Problem statement:
Reproduce the listing below verbatim.

* * *

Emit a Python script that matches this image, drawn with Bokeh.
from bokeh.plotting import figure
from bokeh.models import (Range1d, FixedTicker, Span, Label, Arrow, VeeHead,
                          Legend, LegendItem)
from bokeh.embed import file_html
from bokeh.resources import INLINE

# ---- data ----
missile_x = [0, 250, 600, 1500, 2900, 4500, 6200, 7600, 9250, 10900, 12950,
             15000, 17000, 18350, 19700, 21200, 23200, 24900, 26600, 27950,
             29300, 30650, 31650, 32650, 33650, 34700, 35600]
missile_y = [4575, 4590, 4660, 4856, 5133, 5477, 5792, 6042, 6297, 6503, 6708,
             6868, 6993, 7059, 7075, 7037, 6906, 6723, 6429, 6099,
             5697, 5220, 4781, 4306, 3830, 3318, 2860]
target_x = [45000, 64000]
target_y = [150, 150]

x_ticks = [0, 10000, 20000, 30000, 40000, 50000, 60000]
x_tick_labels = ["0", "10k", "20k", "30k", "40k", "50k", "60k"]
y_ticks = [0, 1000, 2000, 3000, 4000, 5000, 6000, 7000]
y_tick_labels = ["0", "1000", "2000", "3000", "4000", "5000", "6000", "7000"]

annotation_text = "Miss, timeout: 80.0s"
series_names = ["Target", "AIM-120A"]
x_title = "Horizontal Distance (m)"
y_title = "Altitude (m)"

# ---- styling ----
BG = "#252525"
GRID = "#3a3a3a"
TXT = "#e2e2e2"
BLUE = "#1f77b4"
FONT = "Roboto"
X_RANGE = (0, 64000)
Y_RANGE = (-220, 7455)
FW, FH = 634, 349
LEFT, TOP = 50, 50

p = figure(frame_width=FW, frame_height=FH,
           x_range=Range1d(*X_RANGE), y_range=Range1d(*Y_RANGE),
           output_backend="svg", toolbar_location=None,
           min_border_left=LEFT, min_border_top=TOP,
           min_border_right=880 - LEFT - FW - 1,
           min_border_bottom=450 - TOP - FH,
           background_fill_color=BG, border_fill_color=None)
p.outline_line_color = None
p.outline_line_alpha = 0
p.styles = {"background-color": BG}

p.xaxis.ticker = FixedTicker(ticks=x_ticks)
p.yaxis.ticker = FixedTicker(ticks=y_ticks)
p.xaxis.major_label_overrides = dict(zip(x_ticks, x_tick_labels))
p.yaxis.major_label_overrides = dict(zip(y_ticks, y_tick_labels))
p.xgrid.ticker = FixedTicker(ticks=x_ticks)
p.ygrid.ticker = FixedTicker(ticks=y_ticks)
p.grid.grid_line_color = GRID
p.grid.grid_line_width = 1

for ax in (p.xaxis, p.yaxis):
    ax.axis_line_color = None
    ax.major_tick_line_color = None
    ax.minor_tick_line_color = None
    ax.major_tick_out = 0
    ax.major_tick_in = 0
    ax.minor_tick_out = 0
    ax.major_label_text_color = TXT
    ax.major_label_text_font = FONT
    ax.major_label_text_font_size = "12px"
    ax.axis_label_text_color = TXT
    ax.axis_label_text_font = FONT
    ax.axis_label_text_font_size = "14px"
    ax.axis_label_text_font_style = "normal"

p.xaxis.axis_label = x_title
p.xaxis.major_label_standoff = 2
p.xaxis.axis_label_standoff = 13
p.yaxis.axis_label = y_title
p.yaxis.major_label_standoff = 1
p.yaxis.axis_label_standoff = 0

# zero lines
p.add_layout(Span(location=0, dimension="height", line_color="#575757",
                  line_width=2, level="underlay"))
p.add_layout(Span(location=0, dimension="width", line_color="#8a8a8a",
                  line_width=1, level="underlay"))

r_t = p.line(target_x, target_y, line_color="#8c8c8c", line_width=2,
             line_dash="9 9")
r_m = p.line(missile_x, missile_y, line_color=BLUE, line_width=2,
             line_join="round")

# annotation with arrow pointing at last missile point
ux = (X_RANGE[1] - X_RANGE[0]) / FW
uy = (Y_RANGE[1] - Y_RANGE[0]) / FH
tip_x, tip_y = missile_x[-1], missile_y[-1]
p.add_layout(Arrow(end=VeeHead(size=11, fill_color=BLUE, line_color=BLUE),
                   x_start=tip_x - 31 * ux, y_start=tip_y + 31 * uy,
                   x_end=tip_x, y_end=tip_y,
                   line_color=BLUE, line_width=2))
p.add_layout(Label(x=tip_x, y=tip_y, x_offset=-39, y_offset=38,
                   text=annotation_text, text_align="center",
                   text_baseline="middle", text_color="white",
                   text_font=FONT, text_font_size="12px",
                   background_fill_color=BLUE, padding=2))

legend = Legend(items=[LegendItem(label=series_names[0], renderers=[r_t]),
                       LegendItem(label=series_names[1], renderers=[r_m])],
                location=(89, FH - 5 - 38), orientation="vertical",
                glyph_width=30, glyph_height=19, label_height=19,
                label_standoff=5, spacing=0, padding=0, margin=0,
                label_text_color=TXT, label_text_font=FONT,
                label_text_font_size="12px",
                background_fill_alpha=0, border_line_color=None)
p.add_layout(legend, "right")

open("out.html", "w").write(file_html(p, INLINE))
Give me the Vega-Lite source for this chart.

* * *

Finished answer:
Emit a Python script that matches this image, drawn with Bokeh.
from bokeh.plotting import figure
from bokeh.models import (Range1d, FixedTicker, Span, Label, Arrow, VeeHead,
                          Legend, LegendItem)
from bokeh.embed import file_html
from bokeh.resources import INLINE

# ---- data ----
missile_x = [0, 250, 600, 1500, 2900, 4500, 6200, 7600, 9250, 10900, 12950,
             15000, 17000, 18350, 19700, 21200, 23200, 24900, 26600, 27950,
             29300, 30650, 31650, 32650, 33650, 34700, 35600]
missile_y = [4575, 4590, 4660, 4856, 5133, 5477, 5792, 6042, 6297, 6503, 6708,
             6868, 6993, 7059, 7075, 7037, 6906, 6723, 6429, 6099,
             5697, 5220, 4781, 4306, 3830, 3318, 2860]
target_x = [45000, 64000]
target_y = [150, 150]

x_ticks = [0, 10000, 20000, 30000, 40000, 50000, 60000]
x_tick_labels = ["0", "10k", "20k", "30k", "40k", "50k", "60k"]
y_ticks = [0, 1000, 2000, 3000, 4000, 5000, 6000, 7000]
y_tick_labels = ["0", "1000", "2000", "3000", "4000", "5000", "6000", "7000"]

annotation_text = "Miss, timeout: 80.0s"
series_names = ["Target", "AIM-120A"]
x_title = "Horizontal Distance (m)"
y_title = "Altitude (m)"

# ---- styling ----
BG = "#252525"
GRID = "#3a3a3a"
TXT = "#e2e2e2"
BLUE = "#1f77b4"
FONT = "Roboto"
X_RANGE = (0, 64000)
Y_RANGE = (-220, 7455)
FW, FH = 634, 349
LEFT, TOP = 50, 50

p = figure(frame_width=FW, frame_height=FH,
           x_range=Range1d(*X_RANGE), y_range=Range1d(*Y_RANGE),
           output_backend="svg", toolbar_location=None,
           min_border_left=LEFT, min_border_top=TOP,
           min_border_right=880 - LEFT - FW - 1,
           min_border_bottom=450 - TOP - FH,
           background_fill_color=BG, border_fill_color=None)
p.outline_line_color = None
p.outline_line_alpha = 0
p.styles = {"background-color": BG}

p.xaxis.ticker = FixedTicker(ticks=x_ticks)
p.yaxis.ticker = FixedTicker(ticks=y_ticks)
p.xaxis.major_label_overrides = dict(zip(x_ticks, x_tick_labels))
p.yaxis.major_label_overrides = dict(zip(y_ticks, y_tick_labels))
p.xgrid.ticker = FixedTicker(ticks=x_ticks)
p.ygrid.ticker = FixedTicker(ticks=y_ticks)
p.grid.grid_line_color = GRID
p.grid.grid_line_width = 1

for ax in (p.xaxis, p.yaxis):
    ax.axis_line_color = None
    ax.major_tick_line_color = None
    ax.minor_tick_line_color = None
    ax.major_tick_out = 0
    ax.major_tick_in = 0
    ax.minor_tick_out = 0
    ax.major_label_text_color = TXT
    ax.major_label_text_font = FONT
    ax.major_label_text_font_size = "12px"
    ax.axis_label_text_color = TXT
    ax.axis_label_text_font = FONT
    ax.axis_label_text_font_size = "14px"
    ax.axis_label_text_font_style = "normal"

p.xaxis.axis_label = x_title
p.xaxis.major_label_standoff = 2
p.xaxis.axis_label_standoff = 13
p.yaxis.axis_label = y_title
p.yaxis.major_label_standoff = 1
p.yaxis.axis_label_standoff = 0

# zero lines
p.add_layout(Span(location=0, dimension="height", line_color="#575757",
                  line_width=2, level="underlay"))
p.add_layout(Span(location=0, dimension="width", line_color="#8a8a8a",
                  line_width=1, level="underlay"))

r_t = p.line(target_x, target_y, line_color="#8c8c8c", line_width=2,
             line_dash="9 9")
r_m = p.line(missile_x, missile_y, line_color=BLUE, line_width=2,
             line_join="round")

# annotation with arrow pointing at last missile point
ux = (X_RANGE[1] - X_RANGE[0]) / FW
uy = (Y_RANGE[1] - Y_RANGE[0]) / FH
tip_x, tip_y = missile_x[-1], missile_y[-1]
p.add_layout(Arrow(end=VeeHead(size=11, fill_color=BLUE, line_color=BLUE),
                   x_start=tip_x - 31 * ux, y_start=tip_y + 31 * uy,
                   x_end=tip_x, y_end=tip_y,
                   line_color=BLUE, line_width=2))
p.add_layout(Label(x=tip_x, y=tip_y, x_offset=-39, y_offset=38,
                   text=annotation_text, text_align="center",
                   text_baseline="middle", text_color="white",
                   text_font=FONT, text_font_size="12px",
                   background_fill_color=BLUE, padding=2))

legend = Legend(items=[LegendItem(label=series_names[0], renderers=[r_t]),
                       LegendItem(label=series_names[1], renderers=[r_m])],
                location=(89, FH - 5 - 38), orientation="vertical",
                glyph_width=30, glyph_height=19, label_height=19,
                label_standoff=5, spacing=0, padding=0, margin=0,
                label_text_color=TXT, label_text_font=FONT,
                label_text_font_size="12px",
                background_fill_alpha=0, border_line_color=None)
p.add_layout(legend, "right")

open("out.html", "w").write(file_html(p, INLINE))
Give me the Vega-Lite source for this chart.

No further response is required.